**PROBLEM STATEMENT**
Pick out every line in the data below that holds "with".

**DATA TO USE**
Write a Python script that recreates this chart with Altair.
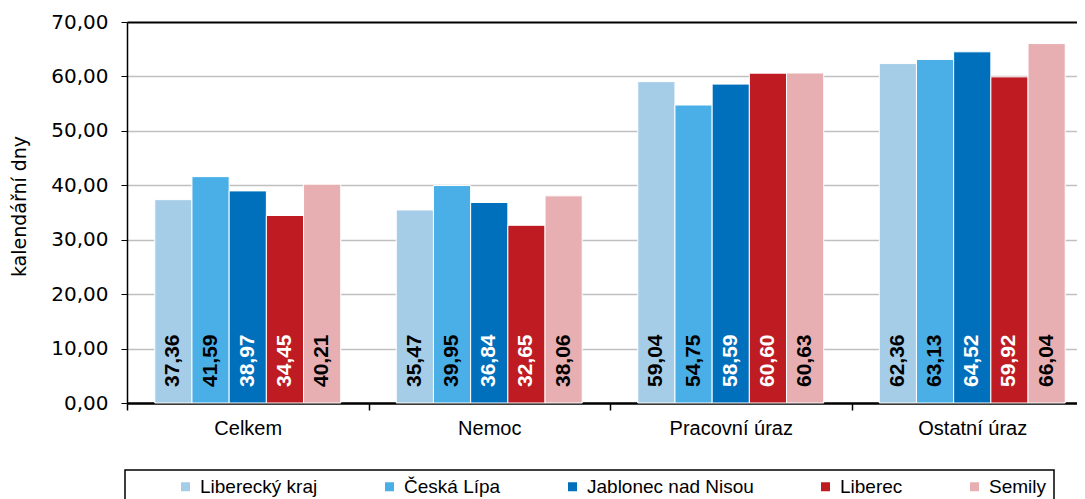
import altair as alt
import pandas as pd

categories = ["Celkem", "Nemoc", "Pracovní úraz", "Ostatní úraz"]
series = ["Liberecký kraj", "Česká Lípa", "Jablonec nad Nisou", "Liberec", "Semily"]
colors = ["#A6CDE8", "#49AFE6", "#0070BD", "#BE1B22", "#E8AFB2"]

liberecky_kraj = [37.36, 35.47, 59.04, 62.36]
ceska_lipa = [41.59, 39.95, 54.75, 63.13]
jablonec = [38.97, 36.84, 58.59, 64.52]
liberec = [34.45, 32.65, 60.60, 59.92]
semily = [40.21, 38.06, 60.63, 66.04]

y_ticks = [0, 10, 20, 30, 40, 50, 60, 70]
title_lines = [
    "Průměrná doba trvání 1 případu dočasné pracovní",
    "neschopnosti v Libereckém kraji a jeho okresech za rok 2020",
]
y_title = "kalendářní dny"
white_text = ["Jablonec nad Nisou", "Liberec"]

rows = []
for s, vals in zip(series, [liberecky_kraj, ceska_lipa, jablonec, liberec, semily]):
    for c, v in zip(categories, vals):
        rows.append({"kategorie": c, "okres": s, "hodnota": v})
df = pd.DataFrame(rows)

PLOT_W = 950          # visible plot width (page is cropped at the right)
BAND_RANGE = 966      # full category range, partly beyond the right edge
HALF_STEP = BAND_RANGE / len(categories) / 2

base = alt.Chart(df).encode(
    x=alt.X(
        "kategorie:N",
        sort=categories,
        scale=alt.Scale(range=[0, BAND_RANGE], paddingInner=0.23, paddingOuter=0.115),
        axis=alt.Axis(
            title=None, labelAngle=0, labelFont="Liberation Sans", labelFontSize=20,
            labelColor="black", labelPadding=8, tickSize=7,
            tickOffset=-HALF_STEP, labelOffset=HALF_STEP,
            tickColor="black", tickWidth=1.5, domainColor="black", domainWidth=2.5,
            grid=False,
        ),
    ),
    xOffset=alt.XOffset("okres:N", sort=series, scale=alt.Scale(paddingInner=0, paddingOuter=0)),
)

bars = base.mark_bar(stroke="white", strokeWidth=1).encode(
    y=alt.Y(
        "hodnota:Q",
        scale=alt.Scale(domain=[0, 70], nice=False),
        axis=alt.Axis(
            values=y_ticks,
            labelExpr="replace(format(datum.value, '.2f'), '.', ',')",
            labelFont="DejaVu Sans", labelFontSize=20, labelColor="black", labelPadding=13,
            tickSize=6, tickColor="black", tickWidth=1,
            domainColor="black", domainWidth=1.5,
            grid=True,
            gridColor={"condition": {"test": "datum.value >= 70", "value": "#000000"}, "value": "#C0C0C0"},
            gridWidth={"condition": {"test": "datum.value >= 70", "value": 2}, "value": 1.5},
            title=y_title, titleFont="DejaVu Sans", titleFontSize=19, titleFontWeight="normal",
            titleColor="black", titleAngle=270, titleX=-108, titleY=184,
            titleAlign="center", titleBaseline="middle",
        ),
    ),
    color=alt.Color(
        "okres:N",
        sort=series,
        scale=alt.Scale(domain=series, range=colors),
        legend=alt.Legend(
            orient="none", legendX=-2, legendY=448, direction="horizontal", columns=5,
            title=" ", titleOrient="left", titlePadding=44,
            symbolType="square", symbolSize=81, symbolStrokeWidth=0,
            labelFont="Liberation Sans", labelFontSize=19, labelColor="black",
            labelOffset=5, labelLimit=300, columnPadding=62, padding=7,
            strokeColor="black",
        ),
    ),
)

labels = base.mark_text(
    angle=270, align="left", baseline="middle", dx=16,
    font="Liberation Sans", fontSize=21, fontWeight="bold",
).encode(
    y=alt.datum(0),
    text="popis:N",
    color=alt.condition(
        alt.FieldOneOfPredicate(field="okres", oneOf=white_text),
        alt.value("white"), alt.value("black"),
    ),
).transform_calculate(popis="replace(format(datum.hodnota, '.2f'), '.', ',')")

chart = alt.layer(bars, labels).properties(
    width=PLOT_W,
    height=381,
    autosize=alt.AutoSizeParams(type="none"),
    padding={"left": 119, "top": 14, "right": 0, "bottom": 96},
    title=alt.TitleParams(
        text=title_lines, anchor="middle", fontSize=19, font="Liberation Sans",
        fontWeight="bold", color="black", baseline="bottom", offset=20, dx=-55,
    ),
).configure_view(stroke=None).configure_legend(strokeWidth=1.5)

chart.save("out.html", embed_options={"renderer": "svg", "actions": False})
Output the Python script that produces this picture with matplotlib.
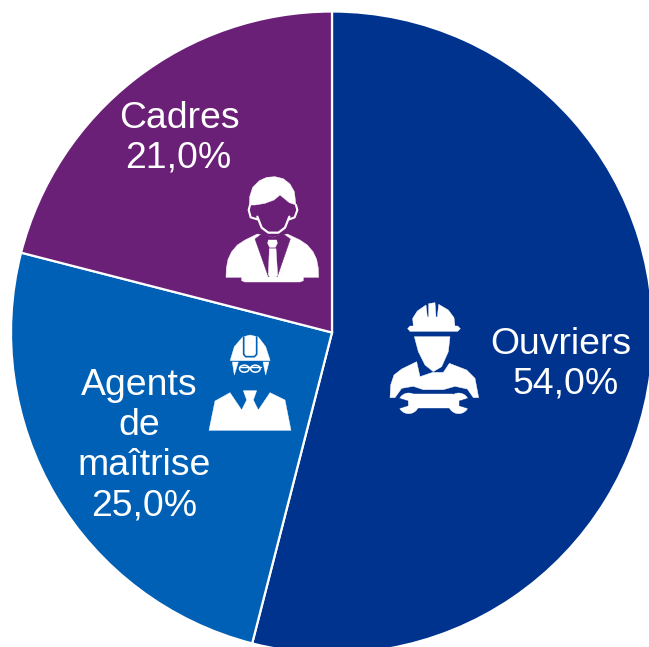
import numpy as np
import matplotlib
matplotlib.use("Agg")
import matplotlib.pyplot as plt
from matplotlib.patches import Polygon, Circle, Ellipse

# ---- data ----
categories = ["Ouvriers", "Agents de maîtrise", "Cadres"]
values = [54.0, 25.0, 21.0]
colors = ["#00338D", "#0060B5", "#6B2077"]
label_lines = [["Ouvriers"], ["Agents", "de", "maîtrise"], ["Cadres"]]
# (x centre, baseline y) in pixels for each text line, percentage last
label_pos = [[(561, 354), (566, 394)],
             [(139, 395), (139, 435), (144, 475), (144, 516)],
             [(179, 128), (178.5, 167)]]

W, H = 649, 647
plt.rcParams["font.family"] = ["Liberation Sans", "DejaVu Sans"]
fig = plt.figure(figsize=(W / 100, H / 100), dpi=100, facecolor="white")
ax = fig.add_axes([0, 0, 1, 1])
ax.pie(values, colors=colors, startangle=90, counterclock=False,
       center=(332, -332.5), radius=321,
       wedgeprops=dict(edgecolor="white", linewidth=1.6))
ax.set_xlim(0, W)
ax.set_ylim(-H, 0)
ax.set_aspect("equal")
ax.axis("off")

for lines, val, pos in zip(label_lines, values, label_pos):
    pct = f"{val:.1f}%".replace(".", ",")
    for line, (x, y) in zip(lines + [pct], pos):
        ax.text(x, -y, line, color="white", fontsize=26.9, ha="center", va="baseline", zorder=5)


class Icon:
    """Draw decoration given in 3x zoom coordinates of the picture."""
    def __init__(self, x0, y0):
        self.x0, self.y0 = x0, y0

    def xy(self, pts):
        p = np.asarray(pts, float)
        return np.c_[self.x0 + p[:, 0] / 3, -(self.y0 + p[:, 1] / 3)]

    def poly(self, pts, color="white", z=6, lw=0.3):
        ax.add_patch(Polygon(self.xy(pts), closed=True, fc=color, ec=color, lw=lw, zorder=z))

    def line(self, pts, color="white", lw=1.5, z=7):
        q = self.xy(pts)
        ax.plot(q[:, 0], q[:, 1], color=color, lw=lw, zorder=z, solid_capstyle="round")


PURPLE, BLUE, NAVY = colors[2], colors[1], colors[0]

# ---- Cadres icon ----
c = Icon(200, 160)
c.poly([(78, 352), (79, 325), (84, 298), (95, 275), (112, 255), (135, 240), (172, 222), (218, 232), (262, 222),
        (300, 240), (322, 255), (339, 275), (350, 298), (355, 325), (356, 352)])
c.poly([(125, 350), (310, 350), (310, 362), (300, 366), (135, 366), (125, 362)])
c.poly([(165, 237), (205, 350), (232, 350), (271, 237), (250, 222), (218, 232), (185, 222)], color=PURPLE, z=7)
c.poly([(205, 240), (230, 240), (232, 250), (226, 262), (209, 262), (203, 250)], z=8)
c.poly([(208, 266), (228, 266), (233, 345), (219, 362), (205, 345)], z=8)
c.poly([(148, 135), (149, 110), (158, 82), (178, 62), (200, 52), (225, 50), (250, 56), (270, 72), (283, 95), (288, 135),
        (268, 128), (240, 105), (222, 120), (195, 130), (165, 135)], z=8)
c.poly([(172, 135), (195, 130), (222, 120), (240, 105), (268, 128), (268, 170), (255, 200),
        (235, 215), (205, 215), (185, 200), (172, 170)], color=PURPLE, z=7)
c.line([(172, 170), (185, 203), (205, 218), (235, 218), (255, 203), (268, 170)], lw=1.6, z=8)
c.line([(150, 135), (146, 150), (152, 172), (172, 178)], lw=1.5, z=8)
c.line([(288, 135), (292, 150), (284, 172), (268, 178)], lw=1.5, z=8)

# ---- Agents icon ----
a = Icon(195, 325)
a.poly([(42, 316), (60, 228), (105, 203), (140, 255), (155, 225), (145, 197), (185, 197), (175, 225),
        (190, 255), (225, 203), (270, 225), (288, 316)])
a.poly([(106, 105), (118, 65), (143, 36), (165, 30), (190, 36), (212, 65), (225, 105), (225, 107), (106, 107)])
a.line([(146, 36), (146, 88), (152, 95), (178, 95), (185, 88), (185, 36)], color=BLUE, lw=1.2)
a.poly([(112, 111), (130, 111), (118, 150)])
a.poly([(204, 111), (222, 111), (212, 150)])
for cx in (148, 181):
    ax.add_patch(Ellipse((195 + cx / 3, -(325 + 131 / 3)), 9.5, 7, fc="none", ec="white", lw=1.1, zorder=7))
a.line([(132, 125), (198, 125)], lw=1.0)

# ---- Ouvriers icon ----
o = Icon(380, 295)
o.poly([(100, 94), (98, 70), (112, 48), (138, 30), (142, 66), (146, 66), (146, 26), (165, 23), (168, 66),
        (172, 66), (176, 28), (205, 45), (222, 68), (225, 94)])
o.poly([(90, 93), (233, 93), (241, 101), (233, 109), (90, 109), (83, 101)])
o.poly([(103, 125), (210, 125), (205, 170), (185, 215), (160, 230), (135, 210), (115, 170)])
o.poly([(30, 308), (32, 270), (42, 240), (65, 222), (110, 200), (120, 245), (158, 232), (190, 232),
        (208, 205), (260, 225), (285, 250), (296, 308), (280, 308), (262, 282), (225, 274),
        (190, 284), (130, 284), (100, 274), (65, 280), (45, 308)])
# wrench
o.poly([(100, 298), (220, 298), (220, 338), (100, 338)])
for cx, side in ((86, -1), (236, 1)):
    ax.add_patch(Circle((380 + cx / 3, -(295 + 325 / 3)), 31 / 3, fc="white", ec="white", lw=0.3, zorder=6))
    o.poly([(cx + side * 2, 318), (cx + side * 34, 308), (cx + side * 34, 342), (cx + side * 2, 332)],
           color=NAVY, z=7)

fig.savefig("out.png", dpi=100)
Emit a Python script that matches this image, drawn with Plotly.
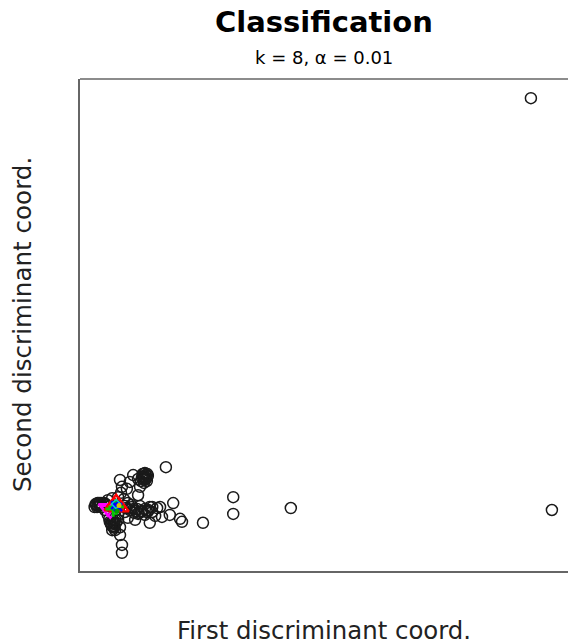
import plotly.graph_objects as go

# Class 1 (open black circles) - first / second discriminant coordinates
c1_x = [0.41, 0.37, 0.49, 0.57, 0.66, 0.78, 0.90, 0.98, 1.07, 1.17, 1.27, 1.37, 1.48, 1.23, 1.11,
        0.92, 0.78, 0.68, 0.66, 0.72, 0.57, 0.82, 0.86, 0.86, 0.82, 1.29, 1.35, 1.25, 1.23, 1.09,
        1.02, 0.82, 0.86, 0.84, 1.76, 1.91, 1.84, 1.64, 1.68, 1.43, 2.09, 2.05, 2.52, 3.14, 3.14,
        4.32, 9.67, 9.24, 1.58, 0.98, 1.13, 0.51, 0.61, 1.33, 1.54, 1.19, 0.96, 1.35, 1.31, 0.74,
        1.43, 0.45, 0.53, 1.20, 1.40, 0.70, 0.95,
        0.33, 0.45, 0.39, 0.53, 1.33, 1.39, 1.19, 1.37, 1.02, 1.19, 0.92, 1.33, 1.48,
        0.61, 0.74, 0.66, 0.78, 0.30, 0.43, 1.30, 1.36, 0.64, 0.70,
        0.32, 0.35, 0.40, 0.36, 0.42, 1.30, 1.34, 1.28, 1.38, 1.32, 1.27,
        0.66, 0.70, 0.63, 0.68, 0.72, 0.60, 1.10, 1.25, 1.40, 1.05, 1.15]
c1_y = [1.34, 1.32, 1.38, 1.44, 1.48, 1.50, 1.46, 1.38, 1.30, 1.26, 1.22, 1.20, 1.20, 1.32, 1.18,
        1.20, 1.14, 1.04, 0.91, 0.83, 1.14, 0.73, 0.53, 0.37, 0.89, 1.91, 1.87, 1.83, 1.71, 1.95,
        1.81, 1.85, 1.71, 1.59, 2.11, 1.38, 1.14, 1.30, 1.10, 0.98, 1.00, 1.06, 0.98, 1.50, 1.16,
        1.28, 1.24, 9.61, 1.28, 1.08, 1.04, 1.24, 1.32, 1.14, 1.12, 1.54, 1.67, 1.95, 1.79, 1.24,
        1.30, 1.30, 1.36, 1.18, 1.24, 0.98, 1.28,
        1.34, 1.30, 1.38, 1.34, 1.99, 1.93, 1.87, 1.83, 1.24, 1.16, 1.32, 1.26, 1.30,
        1.00, 0.98, 0.83, 1.04, 1.30, 1.38, 1.97, 1.89, 0.94, 0.88,
        1.36, 1.30, 1.33, 1.38, 1.36, 1.93, 1.90, 1.97, 1.97, 1.85, 1.89,
        1.02, 0.96, 0.97, 0.90, 1.05, 1.06, 1.26, 1.20, 1.22, 1.34, 1.22]

# Other classes, tightly grouped near the centre of the cloud
c2_x = [0.74, 0.80, 0.70]   # red
c2_y = [1.38, 1.30, 1.32]
c3_x = [0.68, 0.74]         # green
c3_y = [1.26, 1.30]
c4_x = [0.78, 0.72]         # blue
c4_y = [1.30, 1.34]
c5_x = [0.74]               # cyan
c5_y = [1.36]
c6_x = [0.57, 0.62]         # magenta
c6_y = [1.28, 1.24]
c7_x = [0.80]               # yellow
c7_y = [1.33]
c8_x = [0.76]               # dark green
c8_y = [1.22]

fig = go.Figure()
fig.add_trace(go.Scatter(x=c1_x, y=c1_y, mode="markers",
                         marker=dict(symbol="circle-open", size=11, color="#1a1a1a",
                                     line=dict(width=1.5))))
fig.add_trace(go.Scatter(x=c6_x, y=c6_y, mode="markers",
                         marker=dict(symbol="triangle-down-open", size=16, color="#ff00ff",
                                     line=dict(width=2.2))))
fig.add_trace(go.Scatter(x=c2_x, y=c2_y, mode="markers",
                         marker=dict(symbol="triangle-up-open", size=17, color="#ff0000",
                                     line=dict(width=2.2))))
fig.add_trace(go.Scatter(x=c3_x, y=c3_y, mode="markers",
                         marker=dict(symbol="cross-thin-open", size=11, color="#00cd00",
                                     line=dict(width=3))))
fig.add_trace(go.Scatter(x=c4_x, y=c4_y, mode="markers",
                         marker=dict(symbol="x-thin-open", size=8, color="#0000ff",
                                     line=dict(width=2.5))))
fig.add_trace(go.Scatter(x=c5_x, y=c5_y, mode="markers",
                         marker=dict(symbol="diamond-open", size=7, color="#00cdcd",
                                     line=dict(width=1.5))))
fig.add_trace(go.Scatter(x=c7_x, y=c7_y, mode="markers",
                         marker=dict(symbol="circle", size=5, color="#e0c000")))
fig.add_trace(go.Scatter(x=c8_x, y=c8_y, mode="markers",
                         marker=dict(symbol="circle", size=5, color="#009900")))

font = "DejaVu Sans"
fig.update_layout(
    width=568, height=644,
    margin=dict(l=80, r=0, t=79, b=73),
    paper_bgcolor="white", plot_bgcolor="white",
    showlegend=False,
    xaxis=dict(range=[0, 10], showgrid=False, zeroline=False, showticklabels=False,
               ticks="", showline=True, linecolor="#666", linewidth=1.5),
    yaxis=dict(range=[0, 10], showgrid=False, zeroline=False, showticklabels=False,
               ticks="", showline=True, linecolor="#666", linewidth=1.5),
    shapes=[dict(type="line", xref="paper", yref="paper", x0=0, x1=1, y0=1, y1=1,
                 line=dict(color="#666", width=1.5))],
    annotations=[
        dict(text="<b>Classification</b>", xref="paper", yref="paper", x=0.5, y=1,
             yshift=57, showarrow=False, font=dict(family=font, size=29, color="black"),
             yanchor="middle"),
        dict(text="k = 8, α = 0.01", xref="paper", yref="paper", x=0.5, y=1,
             yshift=22, showarrow=False, font=dict(family=font, size=18, color="black"),
             yanchor="middle"),
        dict(text="First discriminant coord.", xref="paper", yref="paper", x=0.5, y=0,
             yshift=-59, showarrow=False, font=dict(family=font, size=24.4, color="#222"),
             yanchor="middle"),
        dict(text="Second discriminant coord.", xref="paper", yref="paper", x=0, y=0.5,
             xshift=-58, showarrow=False, textangle=-90,
             font=dict(family=font, size=24.6, color="#222"), xanchor="center"),
    ],
)

fig.write_html("out.html", config={"displayModeBar": False},
               post_script="document.body.style.margin='0';document.body.style.overflow='hidden';")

**RESULT**
Write a Python script that recreates this chart with Altair.
Output the Python script that produces this picture with matplotlib.
Emit a Python script that matches this image, drawn with Plotly.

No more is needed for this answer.